• U.S.

Atomic Age: Tomorrow

3 minute read
TIME

U.S. employment of the atomic bomb looked like anything but an act of renunciation; it might turn out to be just that.

In the tools of pre-atomic war the U.S. had a headstart that would require at least a generation for any nation to overcome. In atomic war, the advantage was hazardous. Sir James Chadwick, chief British adviser on the atomic bomb, said that any nation with the raw materials could make a bomb in five years without help from the U.S.

Security in Secrecy? No matter how drastic a law Congress might pass to control the process, there was little security in attempted secrecy. That the U.S. could always produce more bombs than any other country was meaningless when 500 bombs would have as decisive an effect as 50,000.

To develop the atomic bomb cost the U.S. $2 billion spread over three years. That was small potatoes—roughly equivalent to two weeks’ U.S. war cost. Definitely, the economics of the atomic bomb did not limit it to the top powers.

Lightning Thrust. Potentially, the bomb not only raised the middle and small powers much nearer to the U.S. level; it also restored to warfare “the lightning thrust” by which a smaller power might knock out a greater. The atomic bomb put a new premium on aggression (surprise) and even on chance.

U.S. power was the climax of a 150-year trend in which armies grew bigger & bigger, and supplies of materiel per soldier grew even faster. Basic U.S. superiority was measured in such figures as 100,000 planes (far more than all the rest of the world’s), 737 billion railroad ton miles (half of all the world’s), 60,000,000 tons of shipping (two-thirds of all the world’s). These symbols of bulk power no longer had the same significance.

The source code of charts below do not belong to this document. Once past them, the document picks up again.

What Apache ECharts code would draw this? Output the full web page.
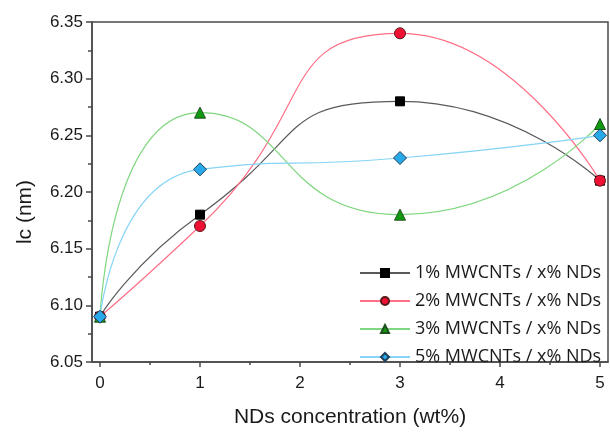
<!DOCTYPE html>
<html>
<head>
<meta charset="utf-8">
<script src="https://cdn.jsdelivr.net/npm/echarts@6/dist/echarts.min.js"></script>
<style>
    html, body { margin: 0; padding: 0; background: #fff; }
    #chart { width: 610px; height: 433px; }
</style>
</head>
<body>
<div id="chart"></div>
<script>
const concentrations = [0, 1, 3, 5];
const seriesNames = [
    '1% MWCNTs / x% NDs',
    '2% MWCNTs / x% NDs',
    '3% MWCNTs / x% NDs',
    '5% MWCNTs / x% NDs',
];
const lc1 = [6.09, 6.18, 6.28, 6.21];
const lc2 = [6.09, 6.17, 6.34, 6.21];
const lc3 = [6.09, 6.27, 6.18, 6.26];
const lc5 = [6.09, 6.22, 6.23, 6.25];
const xTicks = [0, 1, 2, 3, 4, 5];
const xMinorTicks = [0.5, 1.5, 2.5, 3.5, 4.5];

const labelFont = 'Liberation Sans, Arial, sans-serif';
const axisColor = '#4a4a4a';

function pairs(values) {
    return concentrations.map((x, i) => [x, values[i]]);
}

const styles = [
    { line: '#5a5a5a', fill: '#000000', border: '#000000', symbol: 'rect', size: 9 },
    { line: '#ff6f86', fill: '#ee1133', border: '#5a1a1a', symbol: 'circle', size: 11 },
    { line: '#7ed67e', fill: '#109a10', border: '#1f4f1f', symbol: 'triangle', size: 11 },
    { line: '#86d4f6', fill: '#2aa9ea', border: '#1f3f5a', symbol: 'diamond', size: 13 },
];

const chart = echarts.init(document.getElementById('chart'), null, { renderer: 'canvas' });

chart.setOption({
    animation: false,
    grid: {
        left: 92,
        top: 22,
        right: 2,
        bottom: 60,
        show: true,
        borderColor: axisColor,
        borderWidth: 1.5,
    },
    legend: {
        orient: 'vertical',
        left: 354,
        top: 259,
        itemWidth: 50,
        itemHeight: 10,
        itemGap: 10,
        data: seriesNames,
        textStyle: {
            fontFamily: 'Open Sans, sans-serif',
            fontSize: 18,
            color: '#1a1a1a',
            lineHeight: 18,
        },
    },
    xAxis: [{
        type: 'value',
        min: -0.08,
        max: 5.08,
        splitLine: { show: false },
        axisLine: { onZero: false, lineStyle: { color: axisColor, width: 1.5 } },
        axisTick: { customValues: xTicks, length: 5, lineStyle: { color: axisColor, width: 1.5 } },
        axisLabel: {
            customValues: xTicks,
            fontFamily: labelFont,
            fontSize: 17,
            color: '#1a1a1a',
            margin: 13,
        },
        name: 'NDs concentration (wt%)',
        nameLocation: 'middle',
        nameGap: 45,
        nameTextStyle: { fontFamily: labelFont, fontSize: 21, color: '#1a1a1a' },
    }, {
        type: 'value',
        min: -0.08,
        max: 5.08,
        position: 'bottom',
        splitLine: { show: false },
        axisLine: { show: false },
        axisTick: { customValues: xMinorTicks, length: 3, lineStyle: { color: axisColor, width: 1.5 } },
        axisLabel: { show: false },
    }],
    yAxis: {
        type: 'value',
        min: 6.05,
        max: 6.35,
        interval: 0.05,
        splitLine: { show: false },
        axisLine: { onZero: false, lineStyle: { color: axisColor, width: 1.5 } },
        axisTick: { length: 6, lineStyle: { color: axisColor, width: 1.5 } },
        minorTick: { show: true, splitNumber: 2, length: 4, lineStyle: { color: axisColor, width: 1.5 } },
        axisLabel: {
            fontFamily: labelFont,
            fontSize: 17,
            color: '#1a1a1a',
            margin: 9,
            formatter: (value) => value.toFixed(2),
        },
    },
    graphic: [{
        type: 'text',
        x: 25,
        y: 212,
        rotation: Math.PI / 2,
        style: {
            text: 'lc (nm)',
            fontFamily: labelFont,
            fontSize: 21,
            fill: '#1a1a1a',
            align: 'center',
            verticalAlign: 'middle',
        },
    }],
    series: [lc1, lc2, lc3, lc5].map((values, i) => ({
        name: seriesNames[i],
        type: 'line',
        data: pairs(values),
        smooth: 0.6,
        symbol: styles[i].symbol,
        symbolSize: styles[i].size,
        lineStyle: { color: styles[i].line, width: 1.2 },
        itemStyle: { color: styles[i].fill, borderColor: styles[i].border, borderWidth: 1 },
        z: 2 + i,
    })),
});
</script>
</body>
</html>
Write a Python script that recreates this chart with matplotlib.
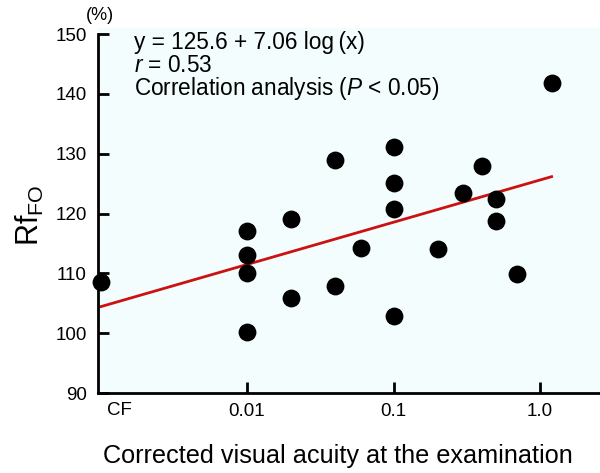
import numpy as np
import matplotlib
matplotlib.use("Agg")
import matplotlib.pyplot as plt
from matplotlib.transforms import blended_transform_factory

plt.rcParams['font.family'] = ['Liberation Sans', 'DejaVu Sans']
plt.rcParams['mathtext.fontset'] = 'custom'
plt.rcParams['mathtext.rm'] = 'Liberation Sans'
plt.rcParams['mathtext.it'] = 'Liberation Sans:italic'

# CF plotted at 0.001
acuity = [0.001, 0.01, 0.01, 0.01, 0.01, 0.02, 0.02, 0.04, 0.04, 0.06,
          0.1, 0.1, 0.1, 0.1, 0.2, 0.3, 0.4, 0.5, 0.5, 0.7, 1.2]
rf_fo = [108.6, 117.1, 113.1, 110.1, 100.2, 119.0, 105.8, 129.0, 107.9, 114.2,
         131.1, 125.1, 120.8, 102.8, 114.0, 123.5, 128.0, 122.5, 118.8, 109.9, 141.8]
intercept, slope = 125.6, 7.06
fit_x = [0.001, 1.2]
xtick_vals = [0.01, 0.1, 1.0]
xtick_labels = ['0.01', '0.1', '1.0']
ytick_vals = [90, 100, 110, 120, 130, 140, 150]

fig = plt.figure(figsize=(6.0, 4.73), dpi=100)
W, H = 600, 473
left_px, right_px, top_px, bottom_px = 98, 600, 28, 393
ax = fig.add_axes([left_px / W, 1 - bottom_px / H, (right_px - left_px) / W, (bottom_px - top_px) / H])
ax.set_facecolor('#f4fdfd')

ax.set_xscale('log')
dec = 146.5
ax.set_xlim(10 ** (-2 - (247 - left_px) / dec), 10 ** ((right_px - 540) / dec))
ax.set_ylim(90, 90 + (bottom_px - top_px) / 5.983)

fx = np.array(fit_x)
ax.plot(fx, intercept + slope * np.log10(fx), color='#cc1111', lw=2, zorder=2)
ax.scatter(acuity, rf_fo, s=165, color='black', zorder=3, clip_on=False, linewidths=0)

for s in ['top', 'right']:
    ax.spines[s].set_visible(False)
ax.spines['left'].set_bounds(90, 150)
for s in ['left', 'bottom']:
    ax.spines[s].set_linewidth(2)

ax.set_yticks(ytick_vals)
ax.set_xticks(xtick_vals)
ax.set_xticklabels(xtick_labels)
ax.xaxis.set_minor_locator(matplotlib.ticker.NullLocator())
ax.tick_params(axis='both', direction='in', length=8, width=2, labelsize=13.5)
ax.tick_params(axis='y', pad=8)
ax.tick_params(axis='x', pad=7)

trans = blended_transform_factory(ax.transData, ax.transAxes)
ax.text(10 ** (-2 - (247 - 119) / dec), -0.026, 'CF', transform=trans, ha='center', va='top', fontsize=13.5)

fig.text(100 / W, 1 - 15 / H, '(%)', ha='center', va='center', fontsize=13)

fig.text(30 / W, 1 - 215 / H, r'Rf$_{\mathregular{FO}}$', rotation=90, ha='center', va='center', fontsize=22)
fig.text(338 / W, 1 - 456 / H, 'Corrected visual acuity at the examination', ha='center', va='center', fontsize=18.2)

fs = 16.3
fig.text(134 / W, 1 - 42 / H, 'y = 125.6 + 7.06 log\u2009(x)', ha='left', va='center', fontsize=fs)
fig.text(134 / W, 1 - 65 / H, r'$\it{r}$ = 0.53', ha='left', va='center', fontsize=fs)
fig.text(134 / W, 1 - 88 / H, r'Correlation analysis ($\it{P}$ < 0.05)', ha='left', va='center', fontsize=fs)

fig.savefig('out.png', dpi=100)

Security from Terror? When the United Nations met at San Francisco they drafted a peculiar charter for a peculiar world in which a few powers seemed far stronger than all the others together. The U.S. and the U.S.S.R. relied fundamentally on the belief that they could defend themselves. That was the meaning of the one-power veto and many another charter provision.

Would the fact that the U.S. had an atomic bomb now dispose the Russians to go further toward genuine collective security and a more democratic charter? Would the possibility that some other nation might yet develop a more terrible atomic bomb persuade the U.S. to go further in the same direction?